Chronicles is all about killing people sneakily. There is some pleasingly hefty melee combat, but by and large your journey through the 2D ramparts of Chinese fortresses and the odd Black Flag-aping port is all about stealth. It feels like the first game in the series where the process of slaughtering your enemies unseen is very much the main deal, and you aren't asked to climb 73 church steeples before you get to the good parts.

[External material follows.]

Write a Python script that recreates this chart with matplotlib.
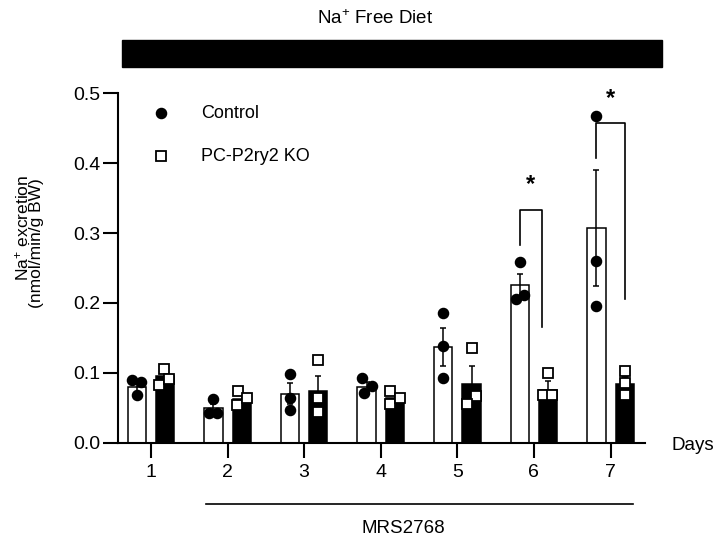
import numpy as np
import matplotlib
matplotlib.use('Agg')
import matplotlib.pyplot as plt
from matplotlib.patches import Rectangle

plt.rcParams['font.family'] = ['Liberation Sans', 'DejaVu Sans']
plt.rcParams['mathtext.fontset'] = 'custom'
plt.rcParams['mathtext.rm'] = 'Liberation Sans'
plt.rcParams['mathtext.it'] = 'Liberation Sans:italic'

# data
days = [1, 2, 3, 4, 5, 6, 7]
ctrl_mean = [0.080, 0.049, 0.070, 0.080, 0.137, 0.225, 0.307]
ctrl_sem = [0.007, 0.006, 0.015, 0.007, 0.027, 0.017, 0.083]
ko_mean = [0.095, 0.063, 0.074, 0.064, 0.084, 0.076, 0.084]
ko_sem = [0.007, 0.006, 0.022, 0.006, 0.026, 0.013, 0.010]

ctrl_pts = [[0.090, 0.087, 0.068], [0.062, 0.043, 0.043], [0.098, 0.064, 0.047],
            [0.093, 0.081, 0.071], [0.186, 0.139, 0.092], [0.259, 0.205, 0.211],
            [0.467, 0.260, 0.196]]
ko_pts = [[0.106, 0.083, 0.091], [0.074, 0.054, 0.064], [0.118, 0.064, 0.044],
          [0.074, 0.055, 0.064], [0.135, 0.067, 0.055], [0.100, 0.068, 0.068],
          [0.103, 0.085, 0.068]]

# significance brackets (day, top, left end, right end)
sig_days = [6, 7]
sig_top = [0.333, 0.457]
sig_left_low = [0.283, 0.407]
sig_right_low = [0.165, 0.205]

# horizontal scatter of the dots (pixels)
ctrl_jit = [[-4.5, 4, 0], [0, -4.5, 3.5], [0, 0, 0], [-4.3, 5.7, -2.7],
            [0, 0, 0], [0, -3.8, 4.5], [0, 0, 0]]
ko_jit = [[-0.7, -6, 4], [-4, -5, 5], [0, 0, 0], [-4.5, -4.5, 4.8],
          [0, 4.2, -4.8], [0, -4.8, 4.2], [0, 0, 0]]

W, H = 715, 539
fig = plt.figure(figsize=(W / 100, H / 100), dpi=100)
ax = fig.add_axes([118 / W, 1 - 442.7 / H, 527 / W, 349.4 / H])

x = np.array(days, dtype=float)
off = 0.185
bw = 0.24
px = 1 / 76.6  # data units per pixel along x

ax.bar(x - off, ctrl_mean, bw, color='white', edgecolor='black', linewidth=1.1, zorder=2)
ax.bar(x + off, ko_mean, bw, color='black', edgecolor='black', linewidth=1.1, zorder=2)
ax.errorbar(x - off, ctrl_mean, yerr=ctrl_sem, fmt='none', ecolor='black',
            elinewidth=1.1, capsize=2, capthick=1.1, zorder=3)
ax.errorbar(x + off, ko_mean, yerr=ko_sem, fmt='none', ecolor='black',
            elinewidth=1.1, capsize=2, capthick=1.1, zorder=3)

for i in range(len(days)):
    xc = x[i] - off + np.array(ctrl_jit[i]) * px
    ax.plot(xc, ctrl_pts[i], 'o', color='black', ms=7.3, zorder=4, clip_on=False)
    xk = x[i] + off + np.array(ko_jit[i]) * px
    ax.plot(xk, ko_pts[i], 's', mfc='white', mec='black', ms=7, mew=1.3,
            zorder=4, clip_on=False)

right_off = [0.10, 0.19]
for k, d in enumerate(sig_days):
    xl = d - off
    xr = d + right_off[k]
    ax.plot([xl, xl, xr, xr], [sig_left_low[k], sig_top[k], sig_top[k], sig_right_low[k]],
            color='black', lw=1.2, zorder=5, clip_on=False)
    ax.text((xl + xr) / 2, sig_top[k] + 0.036, '*', ha='center', va='center',
            fontsize=17, fontweight='bold')

ax.set_xlim(0.57, 7.45)
ax.set_ylim(0, 0.5)
ax.set_xticks(days)
ax.set_xticklabels([str(d) for d in days])
ax.set_yticks(np.arange(0, 0.51, 0.1))
ax.set_yticklabels(['%.1f' % v for v in np.arange(0, 0.51, 0.1)])
for s in ['top', 'right']:
    ax.spines[s].set_visible(False)
for s in ['left', 'bottom']:
    ax.spines[s].set_linewidth(1.5)
ax.tick_params(axis='both', length=10.5, width=1.5, labelsize=14)
ax.tick_params(axis='y', pad=2)
ax.tick_params(axis='x', pad=5)

# legend
ax.plot([0.0816], [0.943], 'o', color='black', ms=7.3, transform=ax.transAxes, clip_on=False)
ax.plot([0.0816], [0.8205], 's', mfc='white', mec='black', ms=7, mew=1.3,
        transform=ax.transAxes, clip_on=False)
ax.text(0.1575, 0.943, 'Control', transform=ax.transAxes, va='center', ha='left', fontsize=13)
ax.text(0.1575, 0.8205, 'PC-P2ry2 KO', transform=ax.transAxes, va='center', ha='left', fontsize=13)

# axis label
fig.text(22 / W, 1 - 228 / H, 'Na$^{+}$ excretion', rotation=90, ha='center', va='center', fontsize=12.5)
fig.text(37 / W, 1 - 243 / H, '(nmol/min/g BW)', rotation=90, ha='center', va='center', fontsize=12.5)

ax.text(1.0495, -0.009, 'Days', transform=ax.transAxes, ha='left', va='center', fontsize=13.5)

# treatment line
tr = ax.get_xaxis_transform()
ax.plot([1.72, 7.29], [-0.175, -0.175], transform=tr, color='black', lw=1.2, clip_on=False)
ax.text(4.30, -0.246, 'MRS2768', transform=tr, ha='center', va='center', fontsize=13.5)

# diet bar at top
fig.add_artist(Rectangle((122 / W, 1 - 67 / H), 540 / W, 27 / H,
                         transform=fig.transFigure, color='black'))
fig.text(375 / W, 1 - 19 / H, 'Na$^{+}$ Free Diet', ha='center', va='center', fontsize=13.5)

fig.savefig('out.png', dpi=100)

To match its streamlined sneakery, the game's plot is stripped of much of the usual pomp and heaving canon that has come to weigh the Creed series down so. You play Shao Jun: a former Concubine of Emperor Zhengde and now a 16th-century member of the Chinese Assassins' Brotherhood. Cutscenes play out like short motion comics, and like the rest of the game, look like a murdery watercolour come to life. All you have to worry about is running, jumping and staying out of sight while occasionally whacking members of a dastardly group known as the Tigers.

Chronicles is a knock-off of 2012's Mark Of The Ninja, granted. Yet at least it's a successful one. There's a lovely symbiotic relationship at play between Shao's killing tools and Chronicles' level design. Make it to the Forbidden City, and Shao has to nimbly switch between noise darts, firecrackers and throwing knifes to sleuth through heavily guarded areas where every enemy placement forces you to continually adapt.

Shao's special abilities make things easier, and a rhythm quickly develops. Step one: use Eagle Vision to pull the camera out to observe the patrol patterns of three floors worth of Ming Dynasty goons. Step two: avoid detection by sliding in and out of cover, hiding behind bamboo curtains and squeezing up against pillars, with graceful stealthy dashes. Step three: evade or eviscerate guards along the way.

The violent option is much more fun. You can blind musket-carrying guards with a flung firecracker, rappel up into the rafters like a certain Mr Fisher, and strike from above with the retractable Rope Dart. Perhaps you'd rather combine parkour and pummelling with a slide kill: an ultra swanky move that sees Shao roll onto her knees, slit a throat, then carry on sprinting forward in one seamless transition. Murder may be optional for much of Chronicles' running time, but it's best played weapons-free.

There's a pleasing amount of scope for how you approach any given scenario. Some scenes are naturally more suited to pockets of controlled aggression or outright slaughter, but it's entirely possible to finish the game while only offing your main Tiger targets. With levels flowing between dozens of 30-60 second segments, the game is constantly grading you on the tactics you deploy. Make it through a section without being seen or assassinating anyone and you're rewarded a Shadow medal. Kill a few dudes but avoid detection and an Assassin rating awaits. Decide to indiscriminately butcher everyone in a 200ft radius and Chronicles classes you as a Brawler. Each award is further broken down with gold, silver and bronze rankings, and while you can still be rewarded for murdering without taking damage, Shadow spits out the most points. And what prizes to said points win? Increased health, quicker assassinations, bigger pouches for your selection of blades and other perks with which to make hits easier.

Some unpleasant Assassin's hallmarks remain, sure. While controlling your athletic wet work artist is mostly free from hassle, movement always feels a tad smudgy. The series' reliance on drawn-out animations doesn't help. It's also hard to overlook the fact that almost every good idea Assassin's Creed Chronicles: China has is plundered from the more satisfying and stylish Mark of the Ninja. Still, when Shao gets her hooks (and toe blades) into you, it's hard to resist.

The Verdict
Assassin's Creed Chronicles: China review

A stripped down stealth offering that reinvigorates Assassin's Creed by putting attention back on the sneaky stuff.